Alberto Baldé

Personal information
- Full name: Alberto Baldé Almánzar
- Date of birth: 21 March 2002 (age 24)
- Place of birth: Madrid, Spain
- Position: Forward

Team information
- Current team: Annagh
- Number: 10

Youth career
- 2014–2017: Portadown

Senior career*
- Years: Team / Apps / (Gls)
- 2017–2018: Portadown / 4 / (1)
- 2018–2022: Middlesbrough / 0 / (0)
- 2021: → Pickering Town (loan) / 0 / (0)
- 2022–2023: Portadown / 29 / (1)
- 2023–2025: Loughgall / 50 / (0)
- 2025–: Annagh / 25 / (2)

International career^{‡}
- 2017: Northern Ireland U15 / 2 / (0)
- 2017: Northern Ireland U16 / 9 / (4)
- 2023: Dominican Republic U23 / 2 / (0)
- 2022–: Dominican Republic / 2 / (0)

= Alberto Baldé =

Dominican Republic footballer

Alberto Baldé Almánzar (born 21 March 2002) is a professional footballer who plays as a forward for NIFL Championship side Annagh. Born in Spain and raised in Northern Ireland, he plays for the Dominican Republic national team.

==Early life==
Baldé was born in Madrid, Spain to a Bissau-Guinean father and an Afro-Dominican mother. He moved to Northern Ireland with his mother at a young age.

==Club career==
Baldé joined the youth academy of the Northern Ireland club Portadown at the age of 12 when he knew no English, and gained national attention as the focus of a Google advertisement highlighting how his coaches used Google Translate to communicate with him. At 15, he became their youngest ever goalscorer in a 2–1 NIFL Championship win over Knockbreda.
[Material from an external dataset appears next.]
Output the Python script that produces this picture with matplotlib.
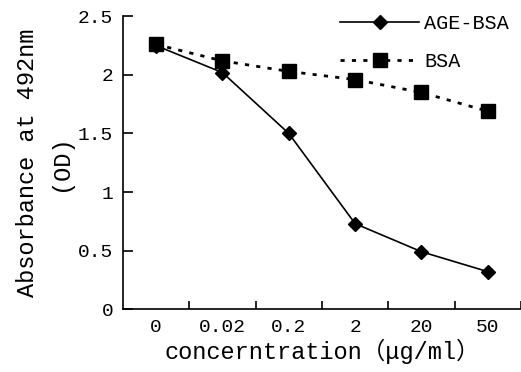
import numpy as np
import matplotlib
matplotlib.use("Agg")
import matplotlib.pyplot as plt

# concentration categories (ug/ml) and absorbance readings
conc_labels = ["0", "0.02", "0.2", "2", "20", "50"]
age_bsa = [2.25, 2.02, 1.50, 0.73, 0.49, 0.32]
bsa = [2.26, 2.12, 2.03, 1.96, 1.85, 1.69]

plt.rcParams['font.family'] = ['Liberation Mono', 'Noto Sans CJK SC', 'DejaVu Sans Mono']

fig = plt.figure(figsize=(5.21, 3.72), dpi=100)
ax = fig.add_axes([0.236, 0.169, 0.764, 0.787])

x = np.arange(len(conc_labels))
ax.plot(x, age_bsa, color='black', lw=1.2, marker='D', markersize=7,
        label='AGE-BSA')
ax.plot(x, bsa, color='black', lw=2, linestyle=(0, (1.5, 2.6)), marker='s',
        markersize=9.5, label='BSA')

ax.set_xlim(-0.5, 5.5)
ax.set_ylim(0, 2.5)
ax.set_yticks([0, 0.5, 1, 1.5, 2, 2.5])
ax.set_yticklabels(["0", "0.5", "1", "1.5", "2", "2.5"])

# ticks sit between categories, labels under the categories
ax.set_xticks(np.arange(0.5, 6, 1))
ax.set_xticklabels([])
ax.set_xticks(x, minor=True)
ax.set_xticklabels(conc_labels, minor=True)
ax.tick_params(axis='x', which='major', direction='in', length=6, width=1.2)
ax.tick_params(axis='x', which='minor', length=0, pad=7, labelsize=14)
ax.tick_params(axis='y', direction='in', length=7, width=1.2, pad=7,
               labelsize=14)

for side in ['top', 'right']:
    ax.spines[side].set_visible(False)
for side in ['left', 'bottom']:
    ax.spines[side].set_linewidth(1.2)

ax.set_xlabel("concerntration（μg/ml）", fontsize=17, labelpad=2)
ax.set_ylabel("Absorbance at 492nm\n(OD)", fontsize=17, linespacing=1.55)
ax.yaxis.set_label_coords(-0.128, 0.5)

ax.legend(loc='upper right', bbox_to_anchor=(1.015, 1.07), frameon=False,
          fontsize=14.5, handlelength=3.9, handletextpad=0.25, labelspacing=0.95)

fig.savefig("out.png", dpi=100)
He joined Middlesbrough's reserves in 2018. He briefly joined non-league club Pickering Town on loan in November 2021. He was released by Middlesbrough when his contract ended in June 2022, and rejoined Portadown.

==International career==
Baldé is a youth international for the Northern Ireland U15s and Northern Ireland U16s in 2017. He was called up to the Dominican Republic national team for matches in June 2022. He debuted with the Dominican Republic in a 3–2 CONCACAF Nations League loss to French Guiana on 5 June 2022, coming on as a substitute in the 67th minute.